One final preliminary: we are not interested in paying to insulate the walls (we don't know how long we're going to be in this house, and it just doesn't seem cost-effective to go that route). We told our auditor this up front.
Since I am new to both homeownership and old-home ownership, I have been reading a lot about heating, cooling, and energy efficiency well before the audit. Based on my reading from this forum and others, much of what the auditor recommended seemed odd to me. Here are some of them:
1. The auditor stressed over and over that his top priority would be to insulate the walls. When told that we were not interested in doing this, and when asked what his next priority would be, he was at a loss for words. He just repeated that it was very important to insulate the walls.
2. When asked about the insulation in the attic, the auditor replied that he thought that our current blown-in fiberglass is "worthless." It's "just cotton candy" he said twice. He prefers cellulose.
3. When asked if we should add new insulation to the attic, he noted that the blown-in fiberglass is blown on top of wood floor boards, and that under the boards are fibergalss batts (he could see this from a cross-section of the entire floor where the floor stops and opens into the walkup staircase). He said that that insulation looked fine from what he could see. He then said that without insulating the walls, it really doesn't make sense to do more in the attic.

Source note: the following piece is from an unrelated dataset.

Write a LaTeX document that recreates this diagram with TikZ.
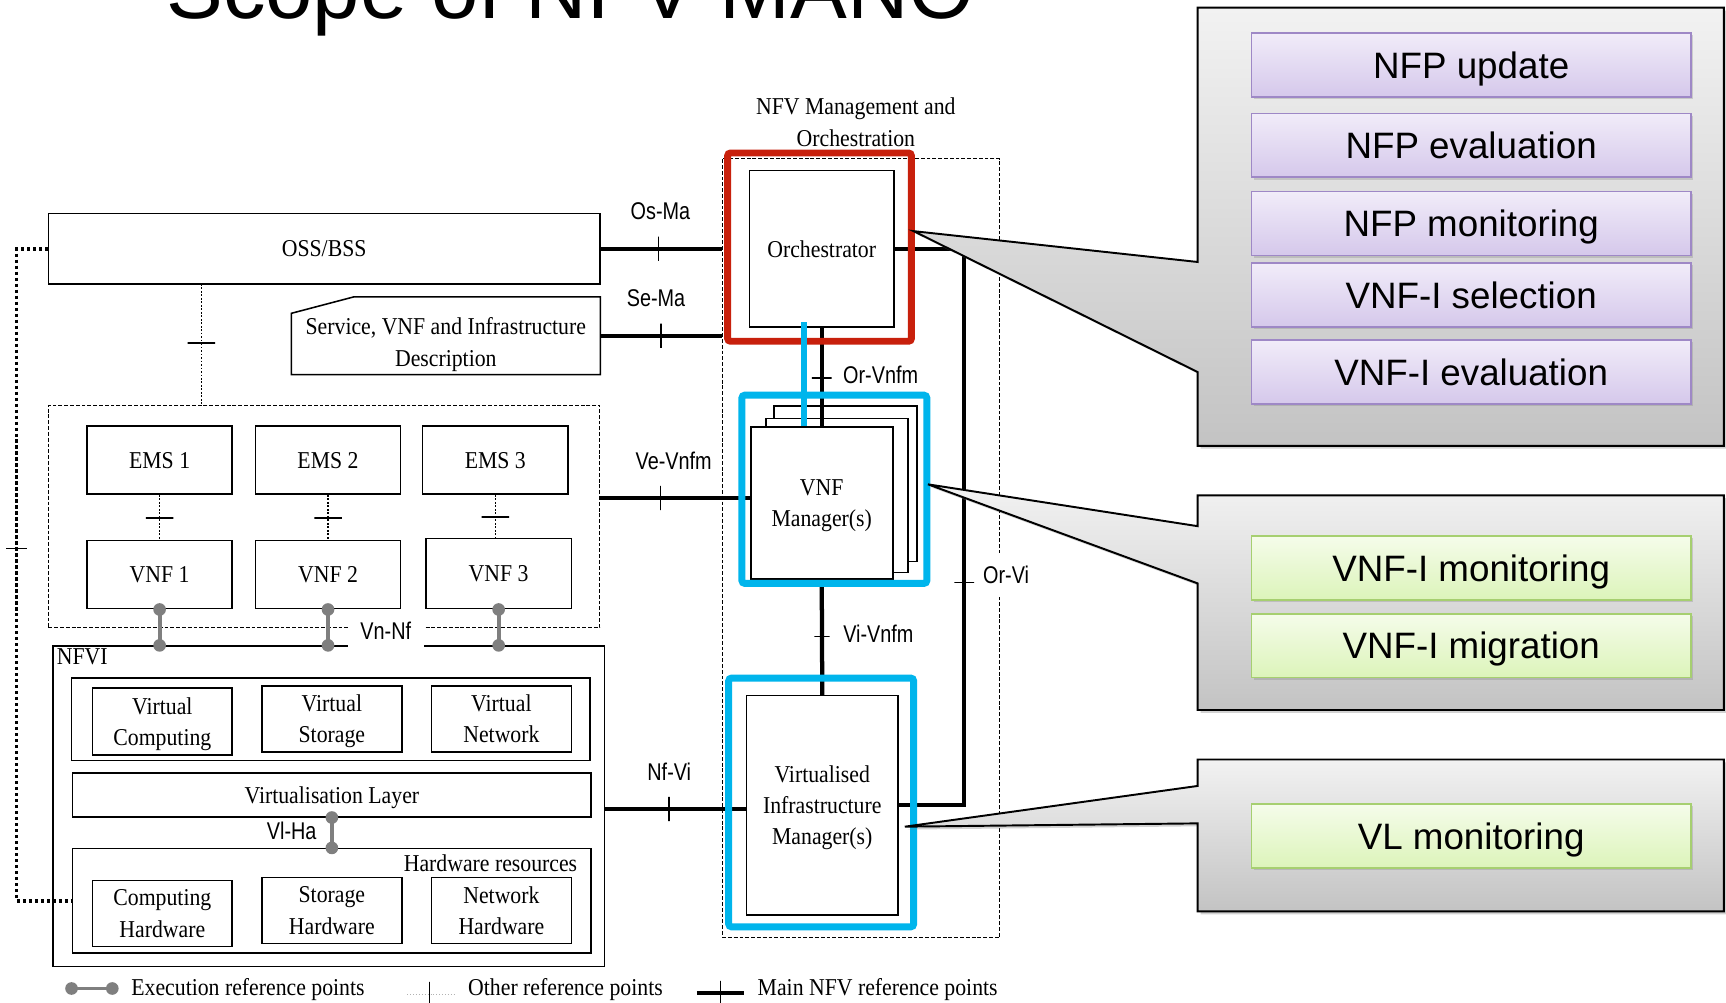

4. He told me to caulk all gaps around storm windows. I asked about leaving spaces for "weep holes," as I have read. He said that I should use paper towel on the window sills if I see they are gathering moisture.
5. He told me that my basement was too cold. It is indeed rather cold, but part of this is that the old windows are drafty and need caulking.
6. He said I should have a hole cut into the primary heating duct off the furnace and have a register added to heat the basement somewhat.
7. He said I absolutely should not consider insulating the ductwork on the basement ceiling. He said our state is in utter agreement with the national recommendations for insulating duct work. We do it right. Everyone else does it wrong. That stuff you saw on This Old House about really really really having to insulate duct work to save on energy: it's wrong too!
He also said I should glue rigid foam boards to the basement wall to insulate those walls, and that I should replace the pieces of fiberglass batts in the basement sill with expanding foam. This seemed sensible.
So what are your thoughts? I fully expected him, upon hearing that we are not going to insulate our walls, to say "load up on insulation in the attic," as I have read around here. Or at least to say "Your attic is fine, and that's all you can do." Instead, he seemed to be saying, "If you're not going to do your walls, then fu** it. True, your attic is not as insulated as it could be, but what's the point of doing that if you refuse to do the walls??!!"
I'd love to get your thoughts. I'd hate to pay money for another audit, but there is another person in town who is a bit more expensive but highly regarded. Should I pay for another audit?! How can I get a second opinion?